Il difficile rapporto con la corte
A distanza di poco più di due decenni, Ariosto e Tasso vivono nella stessa corte, quella ferrarese degli Estensi. Il primo, addirittura, vi si trasferisce bambino e, divenuto poeta, vi si adatta, con discrezione e realismo, tollerando contraddizioni e ipocrisie e mitigando (come si è visto nelle Satire, ► T1, p. 663) la protesta e la disapprovazione. Senza mai rinunciare alla sua dignità – al pari dei contemporanei Machiavelli e Guicciardini, costretti anch’essi a dolorose sconfitte personali – Ariosto fronteggia la realtà, per quanto spregevole possa essere, senza mai lasciarsene sopraffare, osservando con equilibrio e con coscienza
critica le miserie dell’esistenza.
Tasso, invece, a corte arriva da lontano, desideroso di gloria e trattato come un ospite eccezionale.
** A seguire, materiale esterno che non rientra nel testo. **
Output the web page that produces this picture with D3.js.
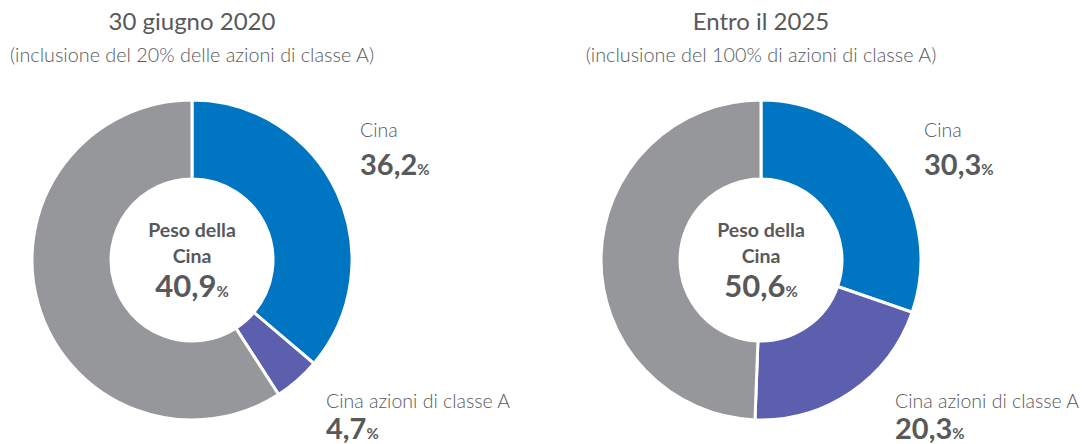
<!DOCTYPE html>
<html>
<head>
<meta charset="utf-8">
<script src="https://cdn.jsdelivr.net/npm/d3@7"></script>
<style>
body { margin: 0; background: #fff; }
text { font-family: "Lato", "Noto Sans", sans-serif; fill: #58595b; }
</style>
</head>
<body>
<div id="chart"></div>
<script>
// chart data
const titles = ["30 giugno 2020", "Entro il 2025"];
const subtitles = ["(inclusione del 20% delle azioni di classe A)", "(inclusione del 100% di azioni di classe A)"];
const categories = ["Cina", "Cina azioni di classe A", "Altro"];
const values2020 = [36.2, 4.7, 59.1];
const values2025 = [30.3, 20.3, 49.4];
const totals = ["40,9", "50,6"];
const colors = ["#0075c2", "#5b5fae", "#96979b"];

const width = 1082, height = 444;
const outerR = 160, innerR = 81;
const centers = [{x: 192, y: 260}, {x: 761, y: 260}];

const svg = d3.select("#chart")
.append("svg")
.attr("width", width)
.attr("height", height);

const pie = d3.pie().sort(null).value(d => d);
const arc = d3.arc().innerRadius(innerR).outerRadius(outerR);

const fmt = v => d3.format(".1f")(v).replace(".", ",");

[values2020, values2025].forEach(function(vals, i) {
const c = centers[i];

// titles
svg.append("text")
.attr("x", c.x)
.attr("y", 30)
.attr("text-anchor", "middle")
.attr("font-size", 24)
.text(titles[i]);
svg.append("text")
.attr("x", c.x)
.attr("y", 62)
.attr("text-anchor", "middle")
.attr("font-size", 19.8)
.attr("font-weight", 300)
.text(subtitles[i]);

const g = svg.append("g")
.attr("transform", `translate(${c.x},${c.y})`);

g.selectAll("path")
.data(pie(vals))
.join("path")
.attr("d", arc)
.attr("fill", (d, j) => colors[j])
.attr("stroke", "#fff")
.attr("stroke-width", 3);

// center label
g.append("text").attr("y", -23).attr("text-anchor", "middle")
.attr("font-size", 19.5).attr("font-weight", 700).text("Peso della");
g.append("text").attr("y", 3).attr("text-anchor", "middle")
.attr("font-size", 19.5).attr("font-weight", 700).text("Cina");
const t = g.append("text").attr("y", 37).attr("text-anchor", "middle")
.attr("font-size", 31).attr("font-weight", 700);
t.append("tspan").text(totals[i]);
t.append("tspan").attr("font-size", 15).text("%");

// outside labels: first slice upper right, second slice lower right
const labelPos = [
{x: c.x + (i === 0 ? 168 : 163), y1: 137, y2: 175},
{x: c.x + 134, y1: 408, y2: 439}
];
[0, 1].forEach(function(j) {
const p = labelPos[j];
svg.append("text")
.attr("x", p.x).attr("y", p.y1)
.attr("font-size", 19.5).attr("font-weight", 300)
.text(categories[j]);
const v = svg.append("text")
.attr("x", p.x).attr("y", p.y2)
.attr("font-size", 29).attr("font-weight", 700);
v.append("tspan").text(fmt(vals[j]));
v.append("tspan").attr("font-size", 15).text("%");
});
});
</script>
</body>
</html>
E vi arriva con la convinzione di trovare un pubblico aristocratico, fatto di spiriti eletti, che possa apprezzare e capire fino in fondo la sua arte. In altre parole, idealizza
un ambiente che invece si rivela un luogo di invidie e maldicenze, insidiato dal conformismo e dalla presenza vigile del tribunale dell’Inquisizione.